How about a not-so-great moment?
Easy Answer for this one, it would have to be my last collegiate race, which was when I raced the 3k steeple at 2017 NCAA Outdoor East Prelims. I had spent a year focused on this one race with one goal in mind; which was to qualify for NCAA Nationals in Eugene. I was seeded 12th in the East heading into the race, giving myself a huge shot at making the National meet.
Unfortunately, a week leading up to Regionals I developed a sharp pain in my hip. The days leading up to the race, every run was painful. Despite this, I tried to remain confident going into the race, reminding myself that I was somewhere around sub 10 pace. The race felt uncomfortable the moment the gun went off, I didn't feel like my usual self, my body hit a wall around less than half way through. Instead of finishing top 3 like planned, I finished 11th. This was definitely the hardest heartbreak I've experienced in the sport, but an experience I've learned a lot from.
Regarding your running future, what are your near and long-term goals?
My goals for my running future is to keep training and keep competing while staying injury free. I hope to get some PR's in the 3k steeple, 1500, mile, and 3k, while also trying out the 5k and 10k on the track and a half-marathon out on the road.
You've recently transitioned from athlete to coach/athlete. Have you enjoyed coaching so far? Has it changed the way you view running?
At first, the transition from athlete to coach was not the easiest transition. It's hard to identify as both an athlete and a coach while taking on Grad School and another part-time job outside of coaching. At first, I had to take a step back from my own training in order to focus on being a coach for others. After 5 months, I am starting to find that happy medium between these roles. I really enjoy being a coach, and have found a lot of joy seeing watching my athletes progress. As a coach I have learned that each individual is going to respond to training and races in very different ways and that each athlete should be trained individually.
As a coach, what sort of training philosophy have you developed? Any recommendations for current club members?
I've developed a lot of my coaching philosophies based off of my collegiate coach, Andy Ronan's philosophy, while also reading about other Elite coaches and their philosophies. My training philosophy focuses on a few important aspects: the importance of buying into a program, communication and trust in coach/athlete relationship, focus on nutrition, rest, and all the rest of the "little things", and the importance of mental health.
What inspired you to explore coaching as a career path?
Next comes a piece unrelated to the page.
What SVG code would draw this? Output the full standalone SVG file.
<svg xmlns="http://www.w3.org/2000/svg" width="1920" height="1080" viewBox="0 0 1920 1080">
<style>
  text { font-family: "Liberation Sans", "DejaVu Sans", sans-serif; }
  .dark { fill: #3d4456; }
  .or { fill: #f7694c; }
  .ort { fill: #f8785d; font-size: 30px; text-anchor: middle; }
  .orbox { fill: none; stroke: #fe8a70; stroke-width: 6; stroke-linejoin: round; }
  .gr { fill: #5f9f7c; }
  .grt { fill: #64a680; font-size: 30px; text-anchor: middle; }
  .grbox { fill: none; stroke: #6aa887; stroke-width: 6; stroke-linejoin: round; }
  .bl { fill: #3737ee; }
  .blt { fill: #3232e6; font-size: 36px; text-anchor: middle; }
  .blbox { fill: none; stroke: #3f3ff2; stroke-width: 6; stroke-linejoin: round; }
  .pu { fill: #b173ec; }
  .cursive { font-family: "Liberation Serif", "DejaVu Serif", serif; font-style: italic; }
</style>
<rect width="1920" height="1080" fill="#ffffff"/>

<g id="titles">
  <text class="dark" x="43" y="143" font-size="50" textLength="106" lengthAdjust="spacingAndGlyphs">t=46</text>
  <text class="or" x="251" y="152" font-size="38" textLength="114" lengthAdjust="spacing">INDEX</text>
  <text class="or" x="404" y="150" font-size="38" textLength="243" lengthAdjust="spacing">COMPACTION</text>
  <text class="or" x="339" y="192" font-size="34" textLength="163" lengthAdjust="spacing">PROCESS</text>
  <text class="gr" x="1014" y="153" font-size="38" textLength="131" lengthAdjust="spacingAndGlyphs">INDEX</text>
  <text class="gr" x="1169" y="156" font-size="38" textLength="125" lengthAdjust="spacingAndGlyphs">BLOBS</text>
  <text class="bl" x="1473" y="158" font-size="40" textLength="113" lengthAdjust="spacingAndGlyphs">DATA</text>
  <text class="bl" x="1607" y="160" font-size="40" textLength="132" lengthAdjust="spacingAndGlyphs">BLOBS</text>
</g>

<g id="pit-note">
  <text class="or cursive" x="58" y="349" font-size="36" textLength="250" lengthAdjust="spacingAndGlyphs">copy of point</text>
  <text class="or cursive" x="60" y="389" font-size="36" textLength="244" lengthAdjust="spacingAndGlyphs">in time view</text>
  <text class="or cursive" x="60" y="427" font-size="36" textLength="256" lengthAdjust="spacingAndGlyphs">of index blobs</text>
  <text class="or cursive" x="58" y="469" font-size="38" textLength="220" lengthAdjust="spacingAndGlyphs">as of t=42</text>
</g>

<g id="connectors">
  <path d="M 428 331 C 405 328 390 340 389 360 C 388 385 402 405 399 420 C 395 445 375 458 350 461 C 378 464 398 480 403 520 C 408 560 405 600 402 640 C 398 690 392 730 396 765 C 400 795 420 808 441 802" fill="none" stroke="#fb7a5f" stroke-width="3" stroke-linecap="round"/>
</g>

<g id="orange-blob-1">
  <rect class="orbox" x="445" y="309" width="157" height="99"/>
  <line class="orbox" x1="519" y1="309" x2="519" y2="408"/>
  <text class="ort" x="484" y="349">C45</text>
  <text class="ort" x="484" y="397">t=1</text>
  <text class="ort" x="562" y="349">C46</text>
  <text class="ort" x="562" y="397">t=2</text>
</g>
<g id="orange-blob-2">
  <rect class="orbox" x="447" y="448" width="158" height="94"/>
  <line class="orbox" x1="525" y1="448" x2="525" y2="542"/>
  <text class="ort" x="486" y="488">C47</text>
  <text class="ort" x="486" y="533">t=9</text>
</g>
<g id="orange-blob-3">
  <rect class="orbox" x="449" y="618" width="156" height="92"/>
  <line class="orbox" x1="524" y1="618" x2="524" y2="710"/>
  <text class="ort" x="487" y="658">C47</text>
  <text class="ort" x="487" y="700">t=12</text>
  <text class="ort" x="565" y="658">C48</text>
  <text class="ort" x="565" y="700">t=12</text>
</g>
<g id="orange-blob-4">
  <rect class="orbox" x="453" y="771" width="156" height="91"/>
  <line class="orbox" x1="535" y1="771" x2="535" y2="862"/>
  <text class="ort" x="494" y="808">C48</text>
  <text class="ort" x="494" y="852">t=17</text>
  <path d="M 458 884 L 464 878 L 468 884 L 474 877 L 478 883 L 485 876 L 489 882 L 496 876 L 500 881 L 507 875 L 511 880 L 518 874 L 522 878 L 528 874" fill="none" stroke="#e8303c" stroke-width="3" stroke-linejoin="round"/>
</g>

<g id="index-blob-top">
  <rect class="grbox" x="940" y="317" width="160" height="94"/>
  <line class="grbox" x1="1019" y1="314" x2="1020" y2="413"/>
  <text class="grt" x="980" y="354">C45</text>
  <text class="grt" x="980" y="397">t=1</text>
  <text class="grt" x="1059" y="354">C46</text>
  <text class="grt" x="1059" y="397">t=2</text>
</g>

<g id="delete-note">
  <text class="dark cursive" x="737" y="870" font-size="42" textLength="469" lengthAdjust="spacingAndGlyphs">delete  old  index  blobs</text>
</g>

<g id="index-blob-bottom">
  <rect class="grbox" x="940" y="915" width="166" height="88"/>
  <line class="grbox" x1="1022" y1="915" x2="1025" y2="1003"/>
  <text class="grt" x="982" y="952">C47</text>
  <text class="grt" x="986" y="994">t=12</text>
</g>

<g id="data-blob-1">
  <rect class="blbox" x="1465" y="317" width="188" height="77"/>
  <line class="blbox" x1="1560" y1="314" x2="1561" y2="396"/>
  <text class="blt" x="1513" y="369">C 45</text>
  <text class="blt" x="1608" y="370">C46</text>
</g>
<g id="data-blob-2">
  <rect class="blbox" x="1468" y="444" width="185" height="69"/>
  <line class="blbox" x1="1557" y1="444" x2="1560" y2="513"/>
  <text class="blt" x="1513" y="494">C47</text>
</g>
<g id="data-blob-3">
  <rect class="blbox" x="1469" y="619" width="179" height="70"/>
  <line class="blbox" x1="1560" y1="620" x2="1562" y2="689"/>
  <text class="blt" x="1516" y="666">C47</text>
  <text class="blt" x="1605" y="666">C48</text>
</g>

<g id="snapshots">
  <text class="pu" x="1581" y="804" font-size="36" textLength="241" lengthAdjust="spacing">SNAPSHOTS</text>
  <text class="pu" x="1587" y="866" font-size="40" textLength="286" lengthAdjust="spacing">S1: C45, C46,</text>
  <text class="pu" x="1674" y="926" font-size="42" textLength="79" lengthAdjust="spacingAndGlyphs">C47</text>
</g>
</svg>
My old collegiate Assistant Coach Jason Headman inspired me to go into coaching. He helped me explore my options and figure out that this was a career choice that was right for me. I love the sport and the community that surrounds it. I have found more joy in helping others succeed than I had ever felt when I succeeded myself.
Any non-running related hobbies, hidden skills or talents we may enjoy hearing about?
Non-running hobbies I enjoy are trying new foods, watching indie films, and traveling to experience new places and cultures.